Thursday, May 24, 2012

California Stem Cell Agency Launches Five-Year Push for Cures

The $3 billion California stem cell today officially embarked on a course that will mean closer ties to the biotech industry in hopes of fulfilling the campaign promises to voters to turn stem cells into cures.
On a unanimous voice vote, directors approved changes in the seven-year-old agency's strategic plan. The action will likely mean less money for some activities that enjoyed more cash in the past,  but directors put off action until at least late July.  The plan also sets the course for what may be the last years of life for the unprecedented state research program. Authorization to borrow more money (state bonds) for its grants will run out in about 2017.

During a brief discussion of the plan, which has been debated for some months, CIRM Director Jeff Sheehy noted that the agency has now entered "the realm of trade-offs."  Ellen Feigal, CIRM's senior vice president for research and development, told the board that the plan will require hard decisions and sharp focus on priorities. 

Among other things, for first time CIRM overtly set a goal of creating 20 programs that include outside investment that focus on products. Another five-year goal explicitly calls for financing at least 10 therapies in early-phase clinical trials, affecting at least five diseases. Overall, the plan seeks to achieve clinical proof-of-concept for stem cell therapies.

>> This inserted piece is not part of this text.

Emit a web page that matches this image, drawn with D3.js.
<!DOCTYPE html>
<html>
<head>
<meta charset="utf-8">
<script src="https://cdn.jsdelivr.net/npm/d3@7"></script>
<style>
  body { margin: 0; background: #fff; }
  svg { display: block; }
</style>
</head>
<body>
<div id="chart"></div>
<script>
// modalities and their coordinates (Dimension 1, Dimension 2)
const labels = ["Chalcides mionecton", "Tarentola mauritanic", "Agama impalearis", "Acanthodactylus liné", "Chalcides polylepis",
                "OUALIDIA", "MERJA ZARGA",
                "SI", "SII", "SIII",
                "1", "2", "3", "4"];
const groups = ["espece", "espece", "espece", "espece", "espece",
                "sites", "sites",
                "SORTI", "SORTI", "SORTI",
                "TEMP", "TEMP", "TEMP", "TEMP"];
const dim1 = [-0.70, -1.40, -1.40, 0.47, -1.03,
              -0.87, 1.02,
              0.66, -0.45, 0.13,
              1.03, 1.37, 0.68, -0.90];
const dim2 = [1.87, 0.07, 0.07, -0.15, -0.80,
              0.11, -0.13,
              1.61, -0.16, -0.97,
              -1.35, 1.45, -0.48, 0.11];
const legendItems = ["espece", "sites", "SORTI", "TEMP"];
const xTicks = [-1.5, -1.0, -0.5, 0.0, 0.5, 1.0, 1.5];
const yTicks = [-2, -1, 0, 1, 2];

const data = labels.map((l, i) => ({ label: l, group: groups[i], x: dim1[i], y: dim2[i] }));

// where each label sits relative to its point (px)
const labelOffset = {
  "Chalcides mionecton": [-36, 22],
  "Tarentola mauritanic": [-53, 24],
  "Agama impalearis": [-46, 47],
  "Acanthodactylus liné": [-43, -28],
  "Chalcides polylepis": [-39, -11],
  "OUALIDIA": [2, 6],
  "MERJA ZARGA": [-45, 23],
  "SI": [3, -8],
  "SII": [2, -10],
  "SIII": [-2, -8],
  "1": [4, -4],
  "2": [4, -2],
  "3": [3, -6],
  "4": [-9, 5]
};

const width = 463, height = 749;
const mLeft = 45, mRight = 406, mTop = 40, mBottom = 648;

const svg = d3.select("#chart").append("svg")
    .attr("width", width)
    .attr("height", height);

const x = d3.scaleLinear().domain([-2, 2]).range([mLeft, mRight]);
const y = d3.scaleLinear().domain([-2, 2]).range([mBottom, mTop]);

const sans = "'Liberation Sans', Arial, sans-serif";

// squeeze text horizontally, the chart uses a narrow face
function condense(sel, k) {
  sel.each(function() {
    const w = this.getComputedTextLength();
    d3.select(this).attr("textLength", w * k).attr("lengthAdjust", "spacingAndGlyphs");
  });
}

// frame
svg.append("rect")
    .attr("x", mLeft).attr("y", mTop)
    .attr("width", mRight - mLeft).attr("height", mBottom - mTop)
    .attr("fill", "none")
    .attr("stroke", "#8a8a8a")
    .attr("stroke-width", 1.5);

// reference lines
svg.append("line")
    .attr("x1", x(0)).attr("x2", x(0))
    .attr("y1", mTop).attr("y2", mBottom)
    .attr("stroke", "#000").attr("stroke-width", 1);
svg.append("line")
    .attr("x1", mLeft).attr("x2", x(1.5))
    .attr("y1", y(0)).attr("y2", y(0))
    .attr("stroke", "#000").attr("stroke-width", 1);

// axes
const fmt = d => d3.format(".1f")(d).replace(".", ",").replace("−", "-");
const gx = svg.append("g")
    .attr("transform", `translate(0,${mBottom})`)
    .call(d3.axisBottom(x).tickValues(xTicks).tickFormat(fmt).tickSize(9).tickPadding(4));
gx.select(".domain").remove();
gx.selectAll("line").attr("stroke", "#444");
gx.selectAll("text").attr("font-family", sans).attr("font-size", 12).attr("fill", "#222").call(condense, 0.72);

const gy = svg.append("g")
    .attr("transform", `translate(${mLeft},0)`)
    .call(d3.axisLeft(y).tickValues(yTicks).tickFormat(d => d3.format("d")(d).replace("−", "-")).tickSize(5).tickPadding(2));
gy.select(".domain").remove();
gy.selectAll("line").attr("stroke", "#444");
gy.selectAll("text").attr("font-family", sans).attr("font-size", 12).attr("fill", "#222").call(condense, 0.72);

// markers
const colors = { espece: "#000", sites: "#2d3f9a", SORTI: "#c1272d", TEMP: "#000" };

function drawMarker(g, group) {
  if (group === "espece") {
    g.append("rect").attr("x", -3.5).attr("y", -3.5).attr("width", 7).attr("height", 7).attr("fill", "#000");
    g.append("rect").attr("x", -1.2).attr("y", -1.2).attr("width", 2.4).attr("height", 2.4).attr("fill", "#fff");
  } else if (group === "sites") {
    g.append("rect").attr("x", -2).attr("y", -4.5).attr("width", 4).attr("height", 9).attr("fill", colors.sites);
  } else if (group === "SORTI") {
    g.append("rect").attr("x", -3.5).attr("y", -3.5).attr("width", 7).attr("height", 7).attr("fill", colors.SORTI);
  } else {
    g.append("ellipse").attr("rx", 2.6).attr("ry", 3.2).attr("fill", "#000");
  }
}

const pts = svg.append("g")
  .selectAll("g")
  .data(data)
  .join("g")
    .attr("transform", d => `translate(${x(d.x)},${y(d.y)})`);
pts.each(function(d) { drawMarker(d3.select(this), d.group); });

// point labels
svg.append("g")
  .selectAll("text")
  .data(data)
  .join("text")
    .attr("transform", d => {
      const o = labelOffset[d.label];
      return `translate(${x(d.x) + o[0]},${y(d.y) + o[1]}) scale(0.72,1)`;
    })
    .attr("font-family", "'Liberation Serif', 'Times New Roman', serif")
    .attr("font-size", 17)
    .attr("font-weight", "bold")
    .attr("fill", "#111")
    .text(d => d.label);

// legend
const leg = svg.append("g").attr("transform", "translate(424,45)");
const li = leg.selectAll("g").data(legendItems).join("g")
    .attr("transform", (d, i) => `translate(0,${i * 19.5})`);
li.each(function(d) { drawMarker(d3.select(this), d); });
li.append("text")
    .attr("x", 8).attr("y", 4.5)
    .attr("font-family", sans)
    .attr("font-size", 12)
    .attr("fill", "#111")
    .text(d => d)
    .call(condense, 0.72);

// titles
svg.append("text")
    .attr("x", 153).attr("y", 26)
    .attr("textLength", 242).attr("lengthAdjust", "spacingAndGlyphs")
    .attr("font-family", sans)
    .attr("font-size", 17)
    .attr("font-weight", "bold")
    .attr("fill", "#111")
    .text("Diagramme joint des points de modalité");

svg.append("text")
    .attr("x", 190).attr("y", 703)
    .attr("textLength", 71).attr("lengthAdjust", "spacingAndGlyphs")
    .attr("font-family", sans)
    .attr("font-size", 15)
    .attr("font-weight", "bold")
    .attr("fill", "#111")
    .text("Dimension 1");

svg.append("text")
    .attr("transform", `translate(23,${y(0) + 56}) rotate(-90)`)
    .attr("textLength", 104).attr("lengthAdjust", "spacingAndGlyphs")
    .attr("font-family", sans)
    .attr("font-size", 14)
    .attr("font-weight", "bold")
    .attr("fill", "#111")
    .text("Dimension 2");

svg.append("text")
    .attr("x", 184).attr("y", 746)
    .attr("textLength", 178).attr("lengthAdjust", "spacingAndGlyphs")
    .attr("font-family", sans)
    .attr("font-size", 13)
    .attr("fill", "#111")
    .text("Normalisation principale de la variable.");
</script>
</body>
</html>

In contrast to the Proposition 71 campaign rhetoric, CIRM's strategic plan acknowledges that developing therapies takes a very long time, often decades.

Two scenarios were presented to the board for spending the agency's remaining $836 million for grants and loans. One would allocate $506 million for development research, $195 for translational research and $135 million for basic research, but nothing for training and "facilities/core resources."

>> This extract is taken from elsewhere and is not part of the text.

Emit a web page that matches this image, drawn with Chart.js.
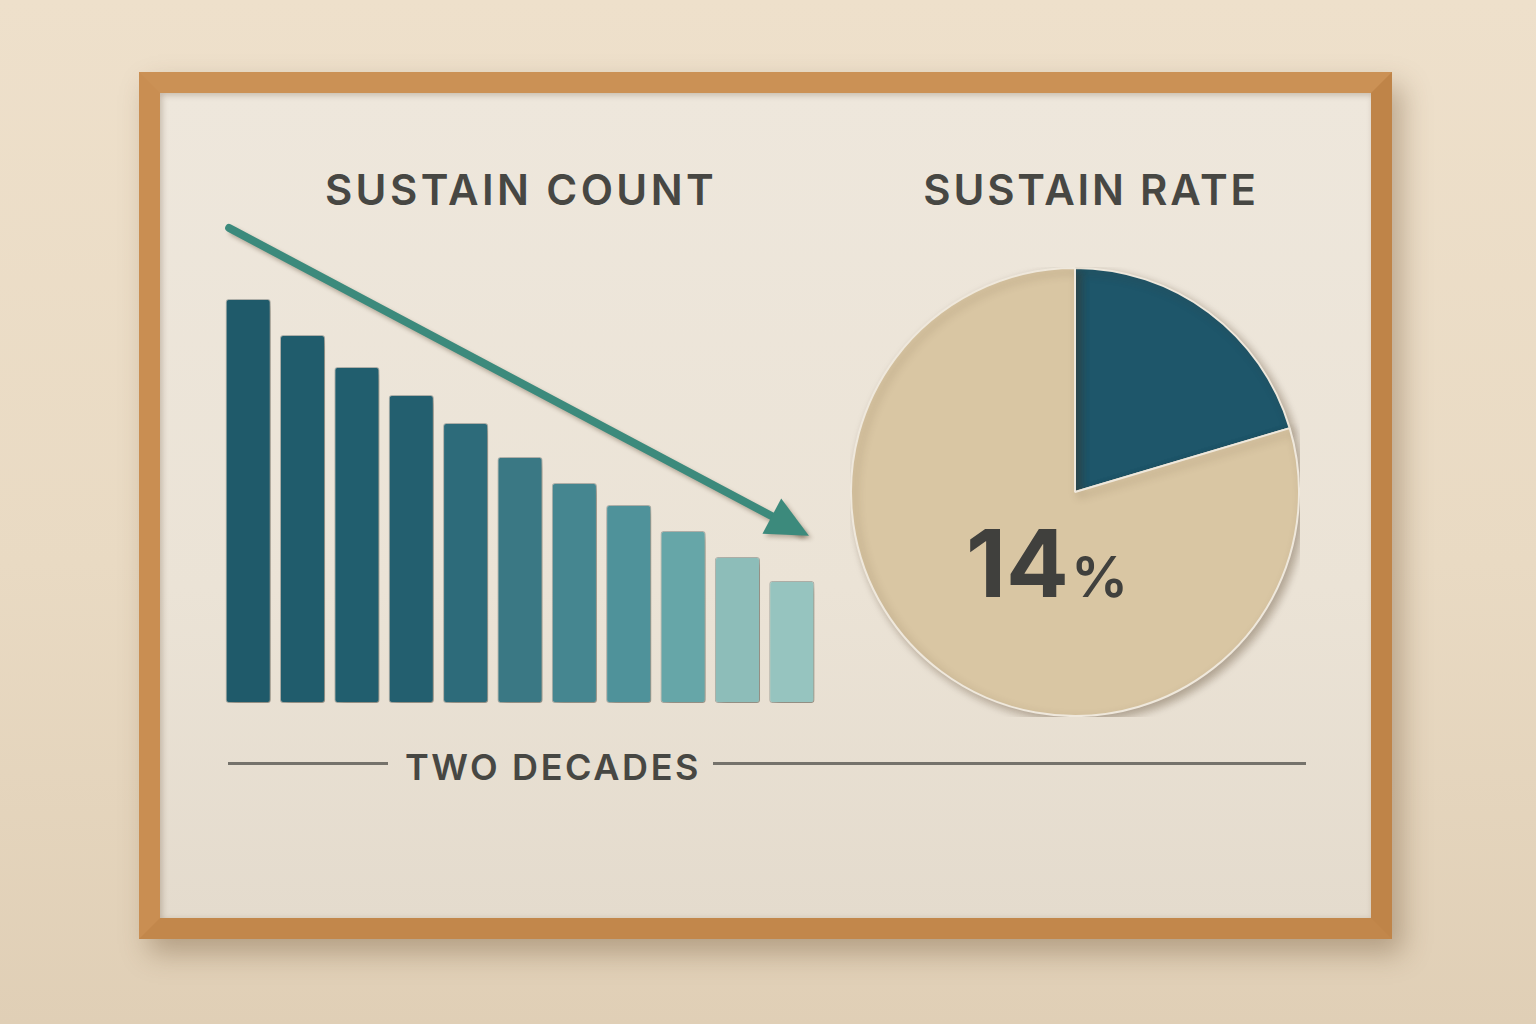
<!DOCTYPE html>
<html>
<head>
<meta charset="utf-8">
<script src="https://cdn.jsdelivr.net/npm/chart.js@4/dist/chart.umd.min.js"></script>
<style>
  html,body{margin:0;padding:0;}
  body{
    width:1536px;height:1024px;overflow:hidden;position:relative;
    background:linear-gradient(180deg,#eee0cb 0%,#e9dac3 55%,#e0cfb6 100%);
    font-family:Inter,"Open Sans",sans-serif;
  }
  .frame{
    position:absolute;left:139px;top:72px;width:1211px;height:825px;
    border:21px solid #c68a4f;
    border-top-color:#cb9155;border-left-color:#c98e52;
    border-right-color:#bf8448;border-bottom-color:#c2874b;
    background:linear-gradient(180deg,#eee7dc 0%,#ebe3d6 60%,#e4dbcd 100%);
    box-shadow:10px 14px 26px rgba(95,65,35,.35), inset 2px 2px 6px rgba(70,45,20,.25);
  }
  .title{
    position:absolute;font-size:42px;font-weight:600;line-height:1;color:#474743;
    text-align:center;white-space:nowrap;
  }
  .sub{
    position:absolute;font-size:36px;font-weight:600;line-height:1;color:#474743;
    letter-spacing:2.6px;white-space:nowrap;
  }
  .rule{position:absolute;height:3px;background:#75726b;}
  .pct{
    position:absolute;left:966px;top:517px;line-height:1;color:#40403d;white-space:nowrap;
    font-weight:700;font-size:93px;
  }
  .pct span{font-size:57px;font-weight:600;margin-left:2px;}
</style>
</head>
<body>
<div class="frame"></div>

<div class="title" style="left:318px;width:400px;top:169px;letter-spacing:3.4px;padding-left:3px;">SUSTAIN COUNT</div>
<div class="title" style="left:888px;width:400px;top:169px;letter-spacing:2.8px;padding-left:3px;">SUSTAIN RATE</div>

<div id="barWrap" style="position:absolute;left:221px;top:213px;width:598px;height:490px;"><canvas id="barChart"></canvas></div>
<div id="pieWrap" style="position:absolute;left:850px;top:267px;width:450px;height:450px;"><canvas id="pieChart"></canvas></div>

<div class="pct">14<span>%</span></div>

<div class="rule" style="left:228px;top:762px;width:160px;"></div>
<div class="sub" style="left:405px;top:749px;">TWO DECADES</div>
<div class="rule" style="left:713px;top:762px;width:593px;"></div>

<script>
// sustain count, eleven periods over two decades
const PERIODS = ['P1','P2','P3','P4','P5','P6','P7','P8','P9','P10','P11'];
const COUNTS = [101, 92, 84, 77, 70, 61.5, 55, 49.5, 43, 36.5, 30.5];
const BAR_COLORS = ['#1f5a6a','#205c6c','#215e6e','#235f6f','#2d6b7a','#3a7884','#458690','#4f929a','#66a6a8','#8dbdb9','#96c4bf'];

// trend arrow, start and end of shaft (x in category index units)
const ARROW = [{x:-0.35, y:118.75}, {x:10.12, y:43.2}];

// sustain rate split
const RATE_LABELS = ['Sustained','Not sustained'];
const RATE_VALUES = [20.4, 79.6];
const RATE_COLORS = ['#1e566a','#d9c6a3'];

const ARROW_COLOR = '#3c8a7c';

// soft drop shadow under marks
const shadowPlugin = {
  id:'shadow',
  beforeDatasetDraw(chart, args){
    const c = chart.ctx;
    c.save();
    c.shadowColor = 'rgba(70,50,25,0.35)';
    c.shadowBlur = args.meta.type === 'line' ? 4 : 8;
    c.shadowOffsetX = 4;
    c.shadowOffsetY = 4;
  },
  afterDatasetDraw(chart){ chart.ctx.restore(); }
};

// arrowhead just past the end of the trend line
const arrowHead = {
  id:'arrowHead',
  afterDatasetsDraw(chart){
    const meta = chart.getDatasetMeta(1);
    if(!meta || !meta.data || meta.data.length < 2) return;
    const a = meta.data[0], b = meta.data[meta.data.length-1];
    const ang = Math.atan2(b.y - a.y, b.x - a.x);
    const len = 42, half = 20, ahead = 12;
    const tx = b.x + ahead*Math.cos(ang), ty = b.y + ahead*Math.sin(ang);
    const c = chart.ctx;
    c.save();
    c.shadowColor = 'rgba(70,50,25,0.3)';
    c.shadowBlur = 4; c.shadowOffsetX = 3; c.shadowOffsetY = 3;
    c.fillStyle = ARROW_COLOR;
    c.beginPath();
    c.moveTo(tx, ty);
    const bx = tx - len*Math.cos(ang), by = ty - len*Math.sin(ang);
    c.lineTo(bx + half*Math.sin(ang), by - half*Math.cos(ang));
    c.lineTo(bx - half*Math.sin(ang), by + half*Math.cos(ang));
    c.closePath();
    c.fill();
    c.restore();
  }
};

new Chart(document.getElementById('barChart'), {
  type:'bar',
  data:{
    labels: PERIODS,
    datasets:[
      { label:'Sustain count', data: COUNTS, backgroundColor: BAR_COLORS,
        borderColor:'rgba(10,40,50,0.25)', borderWidth:1, borderRadius:3, borderSkipped:false,
        grouped:false, categoryPercentage:1, barPercentage:0.83, order:2 },
      { type:'line', label:'Trend', data: ARROW, xAxisID:'xa',
        borderColor: ARROW_COLOR, borderWidth:8, borderCapStyle:'round',
        pointRadius:0, fill:false, clip:false, order:1 }
    ]
  },
  options:{
    responsive:true, maintainAspectRatio:false, animation:false,
    layout:{ padding:0 },
    plugins:{ legend:{display:false}, tooltip:{enabled:false} },
    scales:{
      x:{ display:false, offset:true },
      xa:{ type:'linear', display:false, offset:false, min:-0.5, max:10.5 },
      y:{ display:false, min:0, max:122.5 }
    }
  },
  plugins:[shadowPlugin, arrowHead]
});

new Chart(document.getElementById('pieChart'), {
  type:'pie',
  data:{
    labels: RATE_LABELS,
    datasets:[{ data: RATE_VALUES, backgroundColor: RATE_COLORS,
      borderColor:'#efe8dc', borderWidth:2, hoverOffset:0 }]
  },
  options:{
    responsive:true, maintainAspectRatio:false, animation:false,
    layout:{ padding:0 },
    plugins:{ legend:{display:false}, tooltip:{enabled:false} }
  },
  plugins:[shadowPlugin]
});
</script>
</body>
</html>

The other scenario calls for $486 million for development research, $160 million for translational research, $105 for basic research, $60 million for training and $25 million for "facilities/core resources."

The first scenario would mean a $85 million cut in training and shared lab programs – cash that helps to finance researchers and that benefits the many institutions that have representation on the CIRM board. The board put off action on either scenario after CIRM President Alan Trounson said he wanted more time to prepare a complete analysis of the scenarios. 

The plan also calls for creation of a platform to enable grantees, disease foundations, venture capitalists and others to purse CIRM's mission when its state bond funding runs out. The possibility exists that another bond measure would be submitted to voters. But in either case, CIRM will need a solid record to attract support.